*Your task:*
Copy everything in the listing below word for word, apart from any images.

━━ Supplied information ━━

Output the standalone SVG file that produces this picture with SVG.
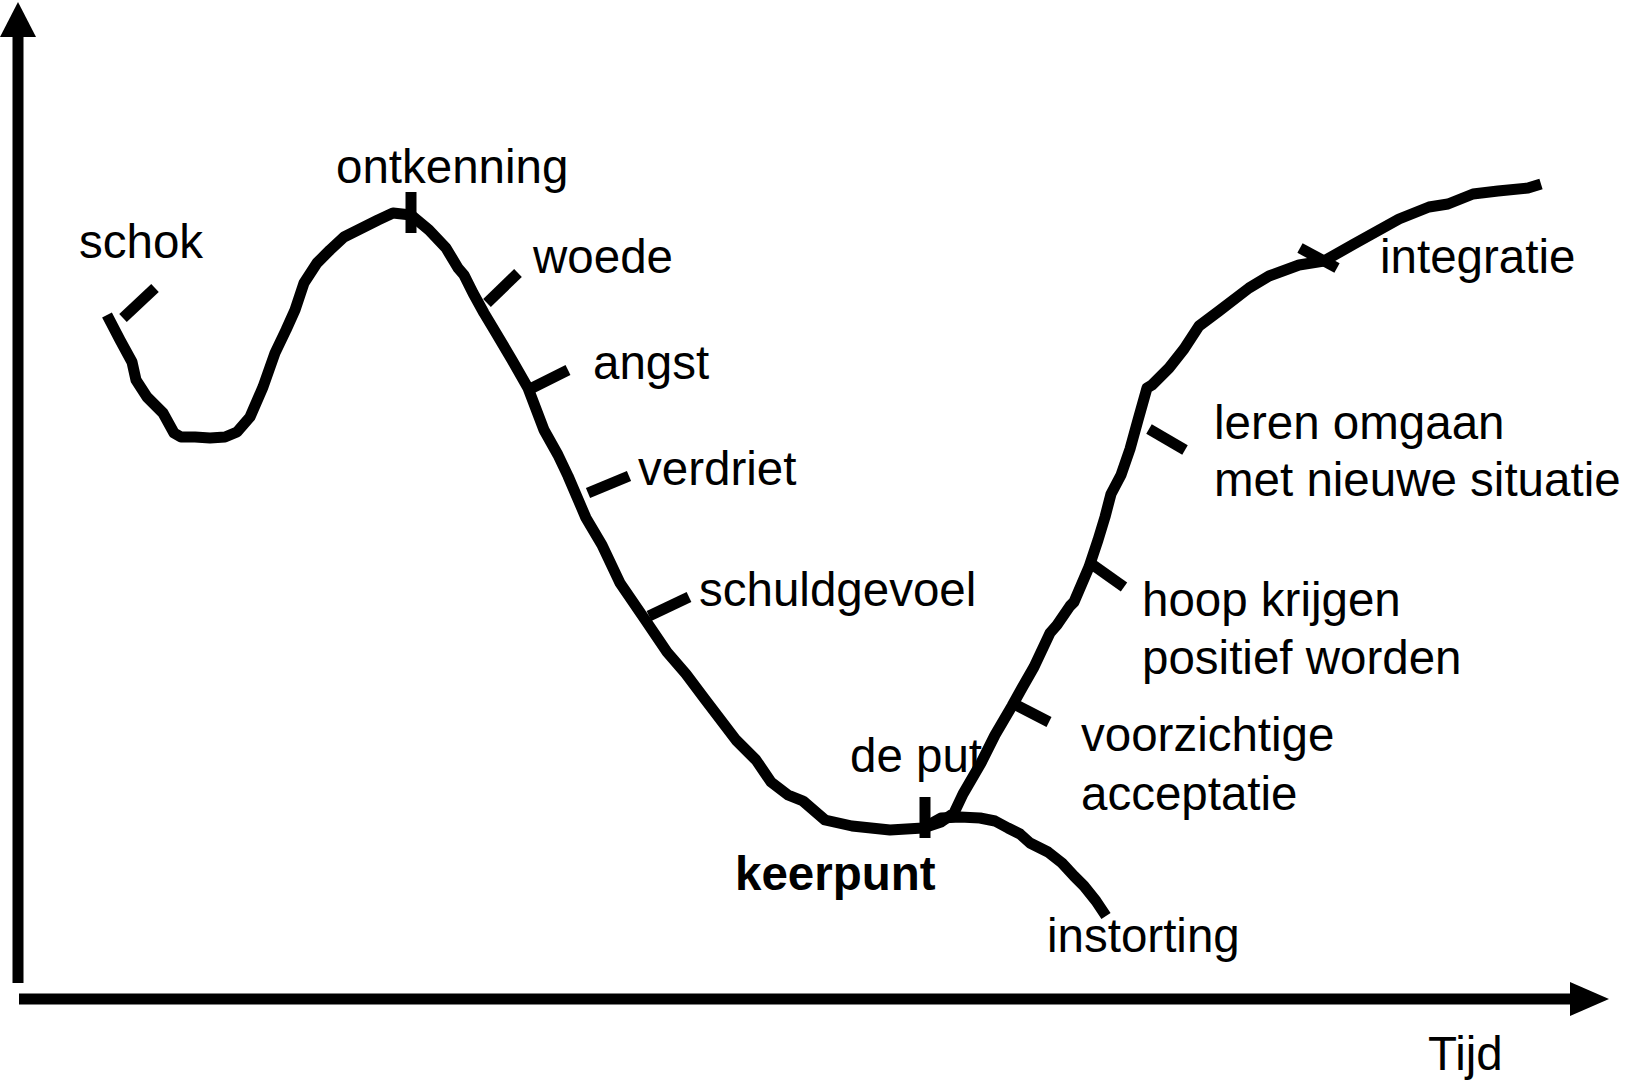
<svg xmlns="http://www.w3.org/2000/svg" width="1632" height="1081" viewBox="0 0 1632 1081">
<style>
.lbl{font-family:"Liberation Sans",Arial,sans-serif;font-size:47.5px;fill:#000}
.bold{font-weight:bold}
.curve{fill:none;stroke:#000;stroke-width:11;stroke-linejoin:round;stroke-linecap:butt}
.tick{stroke:#000;stroke-width:11;stroke-linecap:butt}
.axis{stroke:#000;stroke-width:11}
</style>
<rect width="1632" height="1081" fill="#fff"/>
<g id="labels">
<text class="lbl" x="79" y="258">schok</text>
<text class="lbl" x="336" y="183">ontkenning</text>
<text class="lbl" x="533" y="273">woede</text>
<text class="lbl" x="593" y="379">angst</text>
<text class="lbl" x="638" y="485">verdriet</text>
<text class="lbl" x="699" y="606">schuldgevoel</text>
<text class="lbl" x="1380" y="273">integratie</text>
<text class="lbl" x="1214" y="439">leren omgaan</text>
<text class="lbl" x="1214" y="496">met nieuwe situatie</text>
<text class="lbl" x="1142" y="616">hoop krijgen</text>
<text class="lbl" x="1142" y="674">positief worden</text>
<text class="lbl" x="1081" y="751">voorzichtige</text>
<text class="lbl" x="1081" y="810">acceptatie</text>
<text class="lbl" x="850" y="772">de put</text>
<text class="lbl bold" x="735" y="890">keerpunt</text>
<text class="lbl" x="1047" y="952">instorting</text>
<text class="lbl" x="1428" y="1070">Tijd</text>
</g>
<g id="axes">
<line class="axis" x1="18" y1="35" x2="18" y2="983"/>
<polygon points="18,2 0,37 36,37" fill="#000"/>
<line class="axis" x1="19" y1="999" x2="1572" y2="999"/>
<polygon points="1609,999 1570,982 1570,1016" fill="#000"/>
</g>
<g id="connectors">
<polyline class="curve" points="107,315 120,340 132,362 136,380 147,397 163,413 174,433 181,437 195,437 210,438 225,437 237,432 250,417 263,387 275,353 286,330 295,310 304,283 317,263 330,250 344,237 362,228 378,220 393,213 411,215 429,230 446,248 458,268 464,275 473,293 484,313 496,333 512,360 528,388 544,430 558,455 568,476 586,518 602,545 620,583 646,621 667,652 686,674 704,698 736,740 756,760 771,782 788,795 803,801 825,820 852,826 890,830 923,828 941,822 954,813 963,794 981,763 995,735 1012,706 1022,688 1034,667 1042,650 1050,633 1057,625 1070,606 1074,602 1089,567 1098,540 1105,517 1111,494 1121,475 1130,449 1138,420 1147,388 1152,385 1169,368 1184,349 1199,326 1219,311 1249,288 1269,276 1299,265 1324,261 1354,244 1399,219 1429,207 1448,204 1473,194 1498,191 1528,188 1541,184"/>
<polyline class="curve" points="923,828 941,818 960,817 980,818 995,821 1008,828 1020,834 1030,843 1048,852 1062,863 1074,876 1084,886 1096,901 1106,916"/>
</g>
<g id="ticks">
<line class="tick" x1="123" y1="318" x2="155" y2="288"/>
<line class="tick" x1="411" y1="192" x2="411" y2="233"/>
<line class="tick" x1="487" y1="303" x2="518" y2="273"/>
<line class="tick" x1="528" y1="390" x2="568" y2="370"/>
<line class="tick" x1="588" y1="493" x2="629" y2="476"/>
<line class="tick" x1="649" y1="616" x2="689" y2="597"/>
<line class="tick" x1="925" y1="797" x2="925" y2="838"/>
<line class="tick" x1="1016" y1="705" x2="1049" y2="722"/>
<line class="tick" x1="1093" y1="565" x2="1124" y2="587"/>
<line class="tick" x1="1149" y1="429" x2="1185" y2="450"/>
<line class="tick" x1="1300" y1="248" x2="1337" y2="268"/>
</g>
</svg>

━━━

*Result of the exercise:*
Output the standalone SVG file that produces this picture with SVG.
<svg xmlns="http://www.w3.org/2000/svg" width="1632" height="1081" viewBox="0 0 1632 1081">
<style>
.lbl{font-family:"Liberation Sans",Arial,sans-serif;font-size:47.5px;fill:#000}
.bold{font-weight:bold}
.curve{fill:none;stroke:#000;stroke-width:11;stroke-linejoin:round;stroke-linecap:butt}
.tick{stroke:#000;stroke-width:11;stroke-linecap:butt}
.axis{stroke:#000;stroke-width:11}
</style>
<rect width="1632" height="1081" fill="#fff"/>
<g id="labels">
<text class="lbl" x="79" y="258">schok</text>
<text class="lbl" x="336" y="183">ontkenning</text>
<text class="lbl" x="533" y="273">woede</text>
<text class="lbl" x="593" y="379">angst</text>
<text class="lbl" x="638" y="485">verdriet</text>
<text class="lbl" x="699" y="606">schuldgevoel</text>
<text class="lbl" x="1380" y="273">integratie</text>
<text class="lbl" x="1214" y="439">leren omgaan</text>
<text class="lbl" x="1214" y="496">met nieuwe situatie</text>
<text class="lbl" x="1142" y="616">hoop krijgen</text>
<text class="lbl" x="1142" y="674">positief worden</text>
<text class="lbl" x="1081" y="751">voorzichtige</text>
<text class="lbl" x="1081" y="810">acceptatie</text>
<text class="lbl" x="850" y="772">de put</text>
<text class="lbl bold" x="735" y="890">keerpunt</text>
<text class="lbl" x="1047" y="952">instorting</text>
<text class="lbl" x="1428" y="1070">Tijd</text>
</g>
<g id="axes">
<line class="axis" x1="18" y1="35" x2="18" y2="983"/>
<polygon points="18,2 0,37 36,37" fill="#000"/>
<line class="axis" x1="19" y1="999" x2="1572" y2="999"/>
<polygon points="1609,999 1570,982 1570,1016" fill="#000"/>
</g>
<g id="connectors">
<polyline class="curve" points="107,315 120,340 132,362 136,380 147,397 163,413 174,433 181,437 195,437 210,438 225,437 237,432 250,417 263,387 275,353 286,330 295,310 304,283 317,263 330,250 344,237 362,228 378,220 393,213 411,215 429,230 446,248 458,268 464,275 473,293 484,313 496,333 512,360 528,388 544,430 558,455 568,476 586,518 602,545 620,583 646,621 667,652 686,674 704,698 736,740 756,760 771,782 788,795 803,801 825,820 852,826 890,830 923,828 941,822 954,813 963,794 981,763 995,735 1012,706 1022,688 1034,667 1042,650 1050,633 1057,625 1070,606 1074,602 1089,567 1098,540 1105,517 1111,494 1121,475 1130,449 1138,420 1147,388 1152,385 1169,368 1184,349 1199,326 1219,311 1249,288 1269,276 1299,265 1324,261 1354,244 1399,219 1429,207 1448,204 1473,194 1498,191 1528,188 1541,184"/>
<polyline class="curve" points="923,828 941,818 960,817 980,818 995,821 1008,828 1020,834 1030,843 1048,852 1062,863 1074,876 1084,886 1096,901 1106,916"/>
</g>
<g id="ticks">
<line class="tick" x1="123" y1="318" x2="155" y2="288"/>
<line class="tick" x1="411" y1="192" x2="411" y2="233"/>
<line class="tick" x1="487" y1="303" x2="518" y2="273"/>
<line class="tick" x1="528" y1="390" x2="568" y2="370"/>
<line class="tick" x1="588" y1="493" x2="629" y2="476"/>
<line class="tick" x1="649" y1="616" x2="689" y2="597"/>
<line class="tick" x1="925" y1="797" x2="925" y2="838"/>
<line class="tick" x1="1016" y1="705" x2="1049" y2="722"/>
<line class="tick" x1="1093" y1="565" x2="1124" y2="587"/>
<line class="tick" x1="1149" y1="429" x2="1185" y2="450"/>
<line class="tick" x1="1300" y1="248" x2="1337" y2="268"/>
</g>
</svg>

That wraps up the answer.